Но пока не упал занавес, пьеса не кончилась. Тони Джадт скончался в 2010-м, на два года раньше, чем его последняя книга вышла в свет. В любом случае тогдашние собеседники не могли знать, что ожидает в ближайшем будущем ту часть Европы, к которой на время было приковано их внимание. Первой выпала из обоймы Венгрия, чей премьер Виктор Орбан, некогда диссидент-антикоммунист, объявил, что намерен строить в ней «нелиберальную демократию», что бы это ни значило. В Чехии сошло со сцены поколение соратников Гавела, и, хотя никаких резких разворотов пока не делали, страна погрязла в рутине и коррупции, а президентский пост занял пьяный фигляр.
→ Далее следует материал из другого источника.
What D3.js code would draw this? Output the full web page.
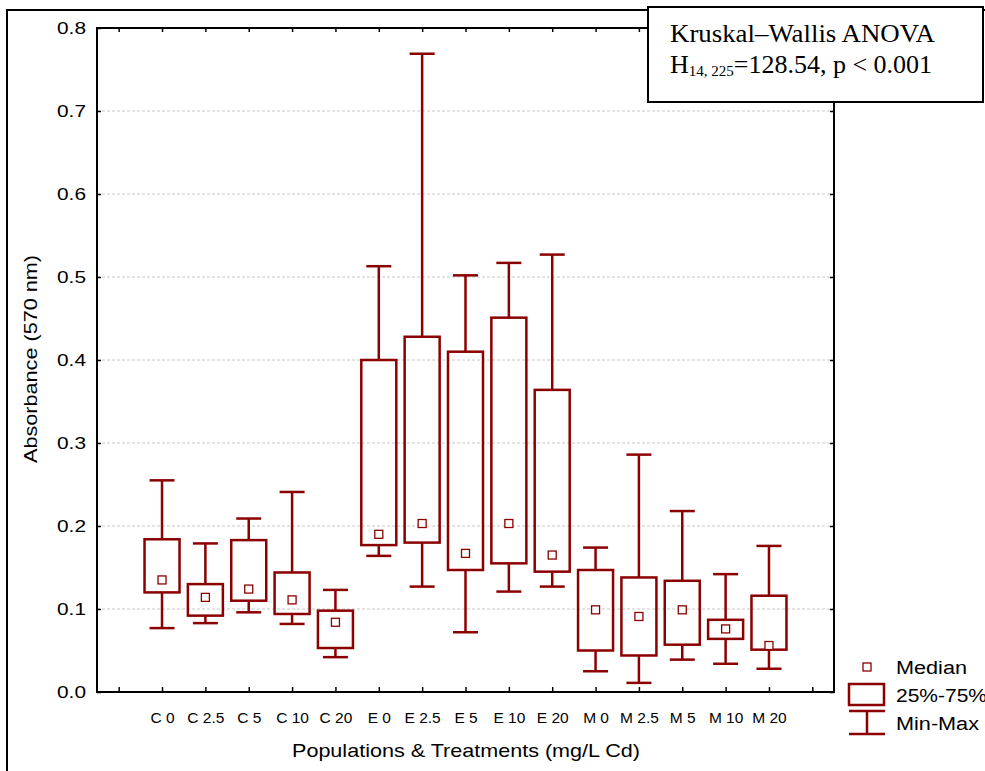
<!DOCTYPE html>
<html>
<head>
<meta charset="utf-8">
<script src="https://cdn.jsdelivr.net/npm/d3@7"></script>
<style>
  html, body { margin: 0; padding: 0; background: #fff; }
  svg { display: block; }
</style>
</head>
<body>
<svg id="chart" width="985" height="771"></svg>
<script>
// Absorbance per population & Cd treatment: min, quartiles, median, max
const categories = ["C 0", "C 2.5", "C 5", "C 10", "C 20",
                    "E 0", "E 2.5", "E 5", "E 10", "E 20",
                    "M 0", "M 2.5", "M 5", "M 10", "M 20"];
const minValues    = [0.077, 0.083, 0.096, 0.082, 0.042, 0.164, 0.127, 0.072, 0.121, 0.127, 0.025, 0.011, 0.039, 0.034, 0.028];
const q1Values     = [0.120, 0.092, 0.110, 0.094, 0.053, 0.177, 0.180, 0.147, 0.155, 0.145, 0.050, 0.044, 0.057, 0.064, 0.051];
const medianValues = [0.135, 0.114, 0.124, 0.111, 0.084, 0.190, 0.203, 0.167, 0.203, 0.165, 0.099, 0.091, 0.099, 0.076, 0.056];
const q3Values     = [0.184, 0.130, 0.183, 0.144, 0.098, 0.400, 0.428, 0.410, 0.451, 0.364, 0.147, 0.138, 0.134, 0.087, 0.116];
const maxValues    = [0.255, 0.179, 0.209, 0.241, 0.123, 0.513, 0.769, 0.502, 0.517, 0.527, 0.174, 0.286, 0.218, 0.142, 0.176];
const yTicks = [0.0, 0.1, 0.2, 0.3, 0.4, 0.5, 0.6, 0.7, 0.8];

const data = categories.map((c, i) => ({
  cat: c, pos: i + 1,
  min: minValues[i], q1: q1Values[i], med: medianValues[i], q3: q3Values[i], max: maxValues[i]
}));

const svg = d3.select("#chart");
const red = "#8b0000";
const sans = "'Liberation Sans', Arial, sans-serif";
const serif = "'Liberation Serif', 'Times New Roman', serif";

const plot = { left: 97, right: 834, top: 28, bottom: 692 };

const x = d3.scaleLinear().domain([-0.5, 16.5]).range([plot.left, plot.right]);
const y = d3.scaleLinear().domain([0, 0.8]).range([plot.bottom, plot.top]);

// Outer frame
svg.append("rect")
  .attr("x", 7).attr("y", 10).attr("width", 1100).attr("height", 900)
  .attr("fill", "none").attr("stroke", "#000").attr("stroke-width", 2);

// Dashed grid lines
svg.append("g")
  .selectAll("line")
  .data(yTicks.filter(t => t > 0 && t < 0.8))
  .join("line")
  .attr("x1", plot.left).attr("x2", plot.right)
  .attr("y1", d => y(d)).attr("y2", d => y(d))
  .attr("stroke", "#c8c8c8").attr("stroke-width", 1)
  .attr("stroke-dasharray", "3,2");

// Axes with inward ticks
const tickPositions = d3.range(0, 17);
const labelFor = i => (i >= 1 && i <= categories.length) ? categories[i - 1] : "";

const leftAxis = svg.append("g")
  .attr("transform", `translate(${plot.left},0)`)
  .call(d3.axisLeft(y).tickValues(yTicks).tickFormat(d3.format(".1f")).tickSize(-4).tickPadding(11));
leftAxis.select(".domain").remove();
leftAxis.selectAll("line").attr("stroke", "#000").attr("stroke-width", 1.5);
leftAxis.selectAll("text")
  .attr("font-family", sans).attr("font-size", 17).attr("fill", "#000")
  .attr("textLength", 29).attr("lengthAdjust", "spacingAndGlyphs");

const rightAxis = svg.append("g")
  .attr("transform", `translate(${plot.right},0)`)
  .call(d3.axisRight(y).tickValues(yTicks).tickFormat("").tickSize(-4));
rightAxis.select(".domain").remove();
rightAxis.selectAll("line").attr("stroke", "#000").attr("stroke-width", 1.5);

const bottomAxis = svg.append("g")
  .attr("transform", `translate(0,${plot.bottom})`)
  .call(d3.axisBottom(x).tickValues(tickPositions).tickFormat(labelFor).tickSize(-5).tickPadding(20));
bottomAxis.select(".domain").remove();
bottomAxis.selectAll("line").attr("stroke", "#000").attr("stroke-width", 1.5);
bottomAxis.selectAll("text")
  .attr("font-family", sans).attr("font-size", 15.5).attr("fill", "#000");

const topAxis = svg.append("g")
  .attr("transform", `translate(0,${plot.top})`)
  .call(d3.axisTop(x).tickValues(tickPositions).tickFormat("").tickSize(-4));
topAxis.select(".domain").remove();
topAxis.selectAll("line").attr("stroke", "#000").attr("stroke-width", 1.5);

// Plot frame
svg.append("rect")
  .attr("x", plot.left).attr("y", plot.top)
  .attr("width", plot.right - plot.left).attr("height", plot.bottom - plot.top)
  .attr("fill", "none").attr("stroke", "#000").attr("stroke-width", 2);

// Box-and-whisker marks
const boxW = 35, capW = 25, medS = 8;
const g = svg.append("g").selectAll("g").data(data).join("g");

g.append("line")
  .attr("x1", d => x(d.pos)).attr("x2", d => x(d.pos))
  .attr("y1", d => y(d.max)).attr("y2", d => y(d.q3))
  .attr("stroke", red).attr("stroke-width", 2.5);
g.append("line")
  .attr("x1", d => x(d.pos)).attr("x2", d => x(d.pos))
  .attr("y1", d => y(d.q1)).attr("y2", d => y(d.min))
  .attr("stroke", red).attr("stroke-width", 2.5);
g.append("line")
  .attr("x1", d => x(d.pos) - capW / 2).attr("x2", d => x(d.pos) + capW / 2)
  .attr("y1", d => y(d.max)).attr("y2", d => y(d.max))
  .attr("stroke", red).attr("stroke-width", 2.5);
g.append("line")
  .attr("x1", d => x(d.pos) - capW / 2).attr("x2", d => x(d.pos) + capW / 2)
  .attr("y1", d => y(d.min)).attr("y2", d => y(d.min))
  .attr("stroke", red).attr("stroke-width", 2.5);
g.append("rect")
  .attr("x", d => x(d.pos) - boxW / 2).attr("width", boxW)
  .attr("y", d => y(d.q3)).attr("height", d => y(d.q1) - y(d.q3))
  .attr("fill", "none").attr("stroke", red).attr("stroke-width", 2.5);
g.append("rect")
  .attr("x", d => x(d.pos) - medS / 2).attr("width", medS)
  .attr("y", d => y(d.med) - medS / 2).attr("height", medS)
  .attr("fill", "#fff").attr("stroke", red).attr("stroke-width", 1.3);

// Axis titles
svg.append("text")
  .attr("x", 466).attr("y", 757)
  .attr("text-anchor", "middle")
  .attr("font-family", sans).attr("font-size", 19)
  .attr("textLength", 348).attr("lengthAdjust", "spacingAndGlyphs")
  .text("Populations & Treatments (mg/L Cd)");

svg.append("text")
  .attr("transform", "translate(37,359) rotate(-90)")
  .attr("text-anchor", "middle")
  .attr("font-family", sans).attr("font-size", 18)
  .attr("textLength", 208).attr("lengthAdjust", "spacingAndGlyphs")
  .text("Absorbance (570 nm)");

// Statistics annotation box
svg.append("rect")
  .attr("x", 648).attr("y", 7).attr("width", 335).attr("height", 95)
  .attr("fill", "#fff").attr("stroke", "#000").attr("stroke-width", 2);
svg.append("text")
  .attr("x", 670).attr("y", 42)
  .attr("font-family", serif).attr("font-size", 26)
  .attr("textLength", 265).attr("lengthAdjust", "spacingAndGlyphs")
  .text("Kruskal–Wallis ANOVA");
const stat = svg.append("text")
  .attr("x", 670).attr("y", 73)
  .attr("font-family", serif).attr("font-size", 26);
stat.append("tspan").text("H");
stat.append("tspan").attr("font-size", 15).attr("dy", 3).text("14, 225");
stat.append("tspan").attr("dy", -3).text("=128.54, p < 0.001");

// Legend
const lg = svg.append("g");
lg.append("rect")
  .attr("x", 863).attr("y", 663).attr("width", 8).attr("height", 8)
  .attr("fill", "#fff").attr("stroke", red).attr("stroke-width", 1.3);
lg.append("rect")
  .attr("x", 849).attr("y", 684).attr("width", 35).attr("height", 21)
  .attr("fill", "none").attr("stroke", red).attr("stroke-width", 2.5);
lg.append("line").attr("x1", 849).attr("x2", 885).attr("y1", 711).attr("y2", 711)
  .attr("stroke", red).attr("stroke-width", 2.5);
lg.append("line").attr("x1", 849).attr("x2", 885).attr("y1", 734).attr("y2", 734)
  .attr("stroke", red).attr("stroke-width", 2.5);
lg.append("line").attr("x1", 867).attr("x2", 867).attr("y1", 711).attr("y2", 734)
  .attr("stroke", red).attr("stroke-width", 2.5);
const legendText = [["Median", 674, 71], ["25%-75%", 702, 91], ["Min-Max", 730, 83]];
lg.selectAll("text.lt").data(legendText).join("text")
  .attr("class", "lt")
  .attr("x", 896).attr("y", d => d[1])
  .attr("font-family", sans).attr("font-size", 18)
  .attr("textLength", d => d[2]).attr("lengthAdjust", "spacingAndGlyphs")
  .text(d => d[0]);
</script>
</body>
</html>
Радикальнее всех переменилась Польша, на которую Евросоюз возлагал особые надежды: либеральное правительство было сметено консервативной реакцией, которую возглавляет закулисный конспиролог Лех Качиньский и которая приступила к активному демонтажу демократических институтов и свободы СМИ. Показательно, что единственный голос в Европейском совете, поданный против переизбрания Туска, принадлежал польскому премьеру Беате Шидло.

Еще сравнительно недавно, хотя Джадт и Снайдер об этом не вспоминают, речь шла о так называемой «новой Европе», надежном союзнике США в противостоянии восточной угрозе и противовесе сенильной «старой». Теперь всю эту диспозицию как ветром сдуло с карты, и даже США перестали быть надежным союзником кому бы то ни было. Свобода оказалась слишком серьезным испытанием, на этот раз не только для Парижа.

У истории нет законов, которые были бы нам понятны, — Джадт в этой связи цитирует крылатую фразу Герцена о том, что у истории нет либретто. Но в ней очевидны метафоры и синтаксические повторы. Глядя на сегодняшний центральноевропейский пейзаж, трудно не вспомнить межвоенные годы, когда попытки либеральной эволюции были прерваны на той же территории. В противовес тогдашним диктатурам формально это еще демократии, но все чаще люди, пусть даже те, кто сейчас в меньшинстве, ощущают себя безголосыми. Либерализм — это когда у тебя нет проблем ни с голосом, ни со слышимостью. И мы помним, вот что все это тогда вылилось.

Тут бы полагалась мораль, но у меня ее нет. Потому что, если продолжить мысль, у истории нет не только законов, но и сюжетных рамок: для нас она никогда не кончается, а когда закончится, то нас уже не будет, и это неисправимый дефект композиции. Тони Джадт ушел из жизни, когда ситуация выглядела гораздо оптимистичнее, для него пьеса имела совершенно иной финал, чем, может быть, для нас. А жизнь — единственный способ организации исторического материала, который нам известен. И с режиссером тут не договоришься.